As growth normalizes, or in some cases, plateaus, providers are facing challenges adapting to the efficiency-focused market. The new reality of cloud strategy looks different:
- Declining cloud spend from major enterprise customers
- Greater adoption of hybrid and multi-cloud strategies
- Increased scrutiny of service costs and lock-in risks
- Shifts in vendor value propositions, from infrastructure to enablement
What was once a one-way migration to cloud is evolving into a more balanced, multi-faceted approach.
Your Move, Technology Leaders
In this evolving environment, CIOs, CTOs, and infrastructure leaders must reassess assumptions about cloud strategy and operational models.
The real questions now are:
- Workload Placement: Where can workloads run most efficiently — public cloud, private cloud, or on-prem?

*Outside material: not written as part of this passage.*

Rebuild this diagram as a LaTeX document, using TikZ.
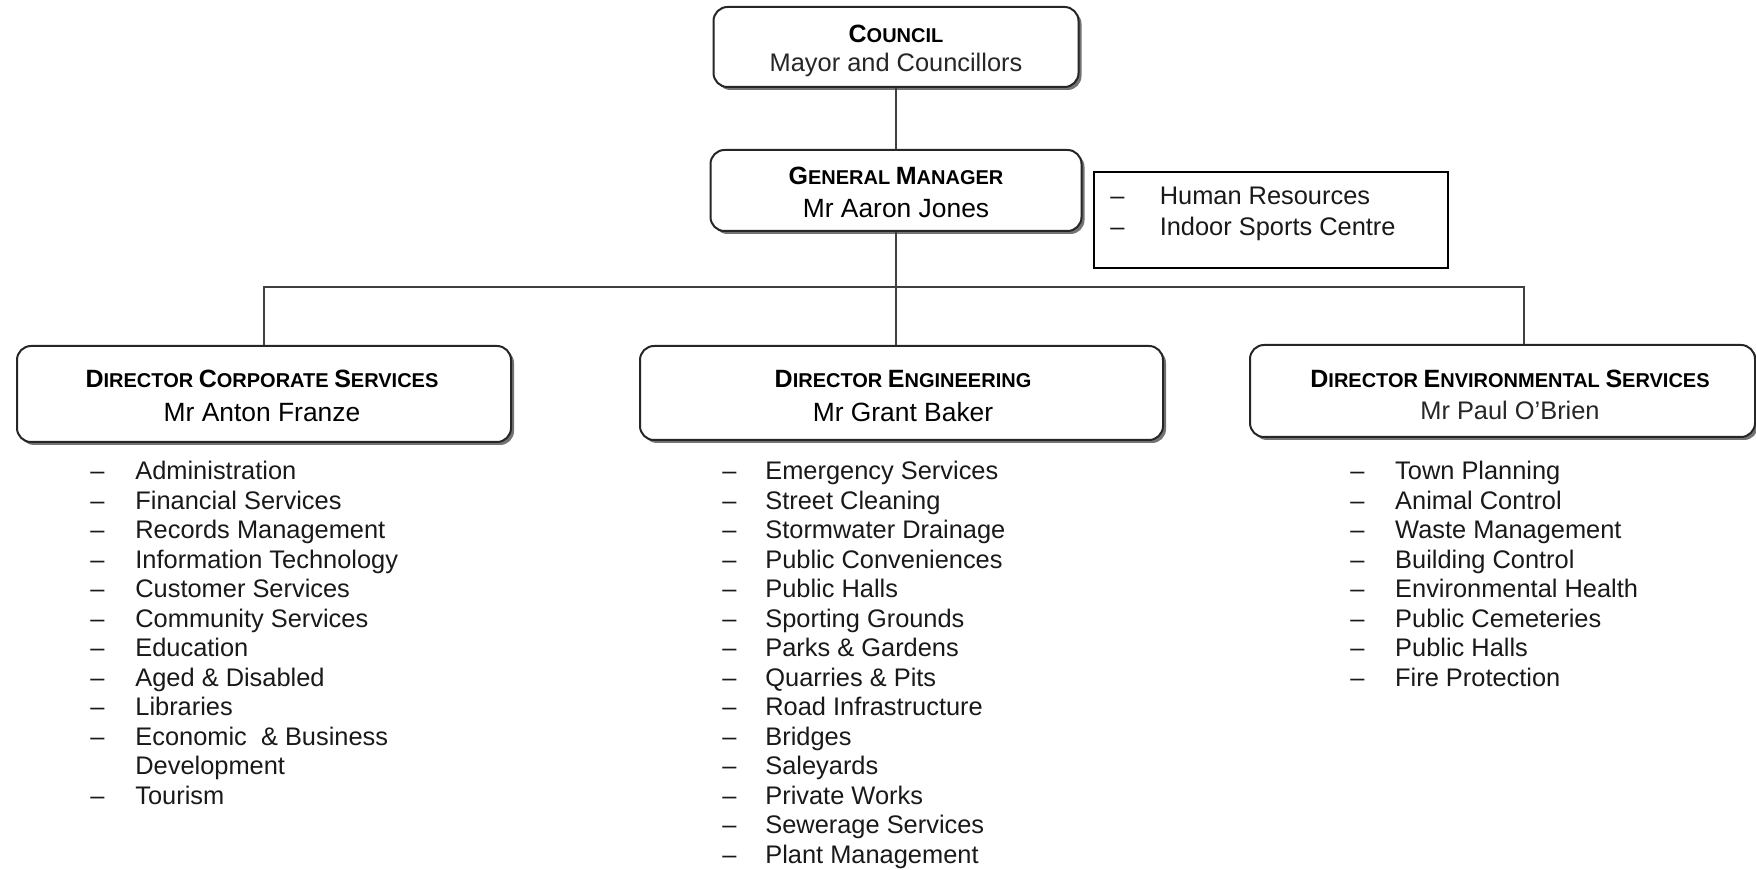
\documentclass[tikz,border=0pt]{standalone}
\usepackage{fontspec}
\setmainfont{Liberation Sans}
\usetikzlibrary{shadows}

% small-caps heading: large initial, smaller capitals
\newcommand{\scword}[2]{{\fontsize{12.5}{15}\selectfont #1}{\fontsize{10}{15}\selectfont #2}}
\newlength{\dashgap}
\newcommand{\itm}{\makebox[\dashgap][l]{–}}
\newcommand{\cont}{\hspace*{\dashgap}}

\tikzset{
  unitbox/.style={draw=black!85, line width=1pt, rounded corners=7pt, fill=white, inner sep=0pt,
    drop shadow={shadow xshift=1.5pt, shadow yshift=-1.5pt, fill=black!55, opacity=1}},
  sidebox/.style={draw=black, line width=0.7pt, fill=white, inner sep=0pt},
  titletext/.style={font=\bfseries, text=black, inner sep=0pt, anchor=base},
  nametext/.style={font=\fontsize{13.2}{15}\selectfont, text=black, inner sep=0pt, anchor=base},
  plainname/.style={font=\fontsize{12.7}{15}\selectfont, text=black!85, inner sep=0pt, anchor=base},
  item/.style={font=\fontsize{12.7}{15}\selectfont, text=black!90, inner sep=0pt, anchor=base west},
  link/.style={draw=black!75, line width=1pt},
}

\begin{document}
\begin{tikzpicture}[x=0.5pt, y=-0.5pt]
\useasboundingbox (0,0) rectangle (1756,870);

% --- boxes ---
\node[unitbox, minimum width=182.5pt, minimum height=40pt] (council) at (896,47) {};
\node[unitbox, minimum width=185.5pt, minimum height=40.5pt] (gm) at (896,190.5) {};
\node[sidebox, minimum width=177pt, minimum height=48pt] (side) at (1271,220) {};
\node[unitbox, minimum width=247pt, minimum height=48pt] (corp) at (264,394) {};
\node[unitbox, minimum width=261.5pt, minimum height=47pt] (eng) at (901.5,393) {};
\node[unitbox, minimum width=252.5pt, minimum height=46pt] (env) at (1502.5,391) {};

% --- connectors ---
\coordinate (bus) at (896,287);
\draw[link] (council.south) -- (gm.north);
\draw[link] (gm.south) -- (gm.south |- eng.north);
\draw[link] (corp.north) |- (bus) -| ([xshift=10.75pt]env.north);

% --- box texts ---
\node[titletext] (council-t) at (896,43) {\scword{C}{OUNCIL}};
\node[plainname] (council-n) at (896,72) {Mayor and Councillors};

\node[titletext] (gm-t) at (896,185) {\scword{G}{ENERAL} \scword{M}{ANAGER}};
\node[nametext] (gm-n) at (896,218) {Mr Aaron Jones};

\node[titletext] (corp-t) at (262,388) {\scword{D}{IRECTOR} \scword{C}{ORPORATE} \scword{S}{ERVICES}};
\node[nametext] (corp-n) at (262,422) {Mr Anton Franze};

\node[titletext] (eng-t) at (903,388) {\scword{D}{IRECTOR} \scword{E}{NGINEERING}};
\node[nametext] (eng-n) at (903,422) {Mr Grant Baker};

\node[titletext] (env-t) at (1510,388) {\scword{D}{IRECTOR} \scword{E}{NVIRONMENTAL} \scword{S}{ERVICES}};
\node[plainname] (env-n) at (1510,420) {Mr Paul O’Brien};

% --- side list ---
\setlength{\dashgap}{24.7pt}
\foreach \t [count=\i] in {Human Resources, Indoor Sports Centre}
  \node[item] (side-\i) at (1110,{205+(\i-1)*31}) {\itm\t};

% --- corporate services list ---
\setlength{\dashgap}{22.5pt}
\foreach \t [count=\i] in {\itm Administration, \itm Financial Services, \itm Records Management,
    \itm Information Technology, \itm Customer Services, \itm Community Services, \itm Education,
    \itm Aged \& Disabled, \itm Libraries, \itm Economic\ \ \& Business, \cont Development, \itm Tourism}
  \node[item] (corp-\i) at (90,{480+(\i-1)*29.5}) {\t};

% --- engineering list ---
\setlength{\dashgap}{21.5pt}
\foreach \t [count=\i] in {Emergency Services, Street Cleaning, Stormwater Drainage,
    Public Conveniences, Public Halls, Sporting Grounds, Parks \& Gardens, Quarries \& Pits,
    Road Infrastructure, Bridges, Saleyards, Private Works, Sewerage Services, Plant Management}
  \node[item] (eng-\i) at (722,{480+(\i-1)*29.5}) {\itm\t};

% --- environmental services list ---
\setlength{\dashgap}{22.4pt}
\foreach \t [count=\i] in {Town Planning, Animal Control, Waste Management, Building Control,
    Environmental Health, Public Cemeteries, Public Halls, Fire Protection}
  \node[item] (env-\i) at (1350,{480+(\i-1)*29.5}) {\itm\t};
\end{tikzpicture}
\end{document}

- Cost Optimization: Are current cloud expenses aligned with business value? Can FinOps principles be implemented for better governance?
- AI Readiness: Is the organization investing in AI responsibly? Are infrastructure decisions informed by real ROI, not just hype?
- Vendor Strategy: Are cloud providers still strategic partners, or are alternative models offering more flexibility and value?
The goal is no longer unchecked scale, but thoughtful architecture that balances innovation with cost, control, and agility.
The DeLorean Has Landed. The Road Ahead Is Yours.
The golden era of rapid, unchecked cloud expansion is behind us, and that’s not necessarily a bad thing. The industry is maturing and responding to the wider economic reality. Technology leaders are forced to become more discerning. And infrastructure strategies are becoming more nuanced.
Public cloud is not obsolete. It is evolving from a one-size-fits-all solution to one option among many. Modern on-premises solutions, private clouds, edge, or other niche cloud providers, there are many shades of grey. The winners in this new era will be those who prioritize flexibility, efficiency, and thoughtful decision-making over blind adoption.
Cloud isn’t the destination anymore. It’s the terrain. And the edge belongs to those who know where they’re going (and why!).